The four-song EP features three originals and a cover. Every track is filled with solid riffs and frenzied dive bomb solos. Blackened, thrashy, and noisey, The End Upon Us delivers the evil goods. The only distraction: enough reverb/echo to kill a goat or two.

Rating: 3.5
(JH Statts) 

Infirmary/Aetherium Mors - 'Split' (Bindrune/Eihwaz)

Infirmary/Aetherium Mors - 'Split'
Bindrune Recordings/Eihwaz Recordings

Genre: Death Metal/Black Metal
Infirmary originally formed back in the early '90s, and reformed a few years back. This is their debut release. The U.S. death metal band shares the split with the British outfit Atherium Mors, whose full-length debut was released in 2012.

Each band gets four tracks. Infirmary are straight ahead old school death metal. The songs are raw and groovy, and portend well for a future full-length. Aetherium Mors have more of a black metal vibe with raspy vocals, but also add elements of thrash and death metal. Their songs are extreme, but also varied and dynamic. Both bands deliver excellent performances.

Rating: 4
(Chad Bowar)

Konkeror – ‘The Abysmal Horizons’ (Lacerated Enemy)

Konkeror – ‘The Abysmal Horizons’
Lacerated Enemy Records

Genre: Progressive Death Metal
Initially released in 2012, The Abysmal Horizons, the full-length debut from Detroit progressive death metal band Konkeror, is getting another shot at the ever-bloated metal market thanks to Lacerated Enemy Records. With Clark Ashton Smith-approved themes, this quartet, composed of three ex-members from melodic death band Iliad, have created a substantial first effort that shines with skill and thought-process.

The Abysmal Horizons is a multi-headed monster that’s able to mar the lines between melody and savagery. The result sounds impossibly mature for a debut, even if the band still need to seek a way to create more memorable songs, in spite of how artfully dynamic they may well be. A gem hidden no more.

Rating: 3.5
(Evan Mugford) 

Landskap – ‘I’ (Iron Bonehead)

Landskap – ‘I’
Iron Bonehead Productions

Genre: Psychedelic Heavy Rock
I read an interview with Landskap in which bassist/rhythm guitarist Frederic Caure (SerpentCult, Thee Plague of Gentlemen) said he didn't know why people labelled Landskap as doom. That could be because roughly half of I sounds like doom.

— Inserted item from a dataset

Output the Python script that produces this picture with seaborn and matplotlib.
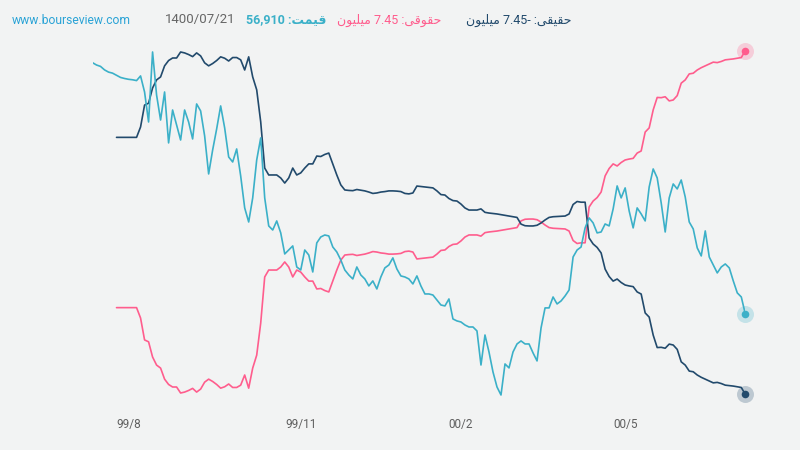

The first tracks on each side of the LP are pretty heavy and Sabbathian with a lot of organs and silky smooth vocals. The second tracks though get dreamy and highly psychedelic. Groovy and light-headed heavy rock takes the LP to soaring heights. Hearty solos and spiralling riffs take you back in time to freer days. It’s a perfect blend of filthy and fulgent so doomsters and psych-heads alike can get along.

Rating: 3.5
(Matt Hinch)

Metal Inquisitor - 'Ultima Ratio Regis' (Massacre)

Metal Inquisitor - 'Ultima Ratio Regis'
Massacre Records

Genre: Traditional Metal
They have been around since the late '90s, but Ultima Ratio Regis is only the fourth full-length from the German band Metal Inquisitor.

It's old school traditional metal with prominent guitars and a diverse vocal performance from El Rojo. The songs have an edge, but also a lot of melodies and hooks and numerous solos. They have flown under the radar, but if you like classic metal in the vein of bands like Maiden, Priest, Diamond Head or Grave Digger, Metal Inquisitor are well worth checking out.

Rating: 3.5
(Chad Bowar)

Mordbrand - 'Imago' (Deathgasm)

Mordbrand - 'Imago'
Deathgasm Records

Genre: Death Metal
They have released several EPs and a couple of splits, and now the Swedish trio Mordbrand ("arson" in Swedish) are releasing their full-length debut Imago.

Mordbrand unleash old school Swedish death metal, but also add in other elements like crust and a black metal touch here and there. The guitar work is excellent, the drumming top-notch. The vocals are the typical death metal growls with a few twists and turns for variety. Guitarists Eric Cutler (Autopsy) and C.C. DeKill (Gravehill) make guest appearances.

Rating: 3.5
(Chad Bowar)

Tusmørke – ‘Riset Bak Speilet’ (Svart)

Tusmørke – ‘Riset Bak Speilet’
Svart Records

Genre: Folk Metal
Pagan folk metal outfits like Tusmørke stumble out of the Norwegian woods in the droves. Some are interesting, like Hexvessel, but few are very good. Tusmørke try to stand out from the bearded, pointy-capped crowd not by making great music, but rather by provoking those curious about them.

That’s where the metal part comes in because it is not to be found in Riset Bak Speile, Or, Birch Behind the Mirror, for the non-Nynorsk among us. Their sound is Jethro Tull flutes struggling against rectal-itch drums while accompanied by beer hall vocals. It’s neo-political polemics in renaissance-faire disguise. “Black Swift” and the title track are worth a listen, maybe.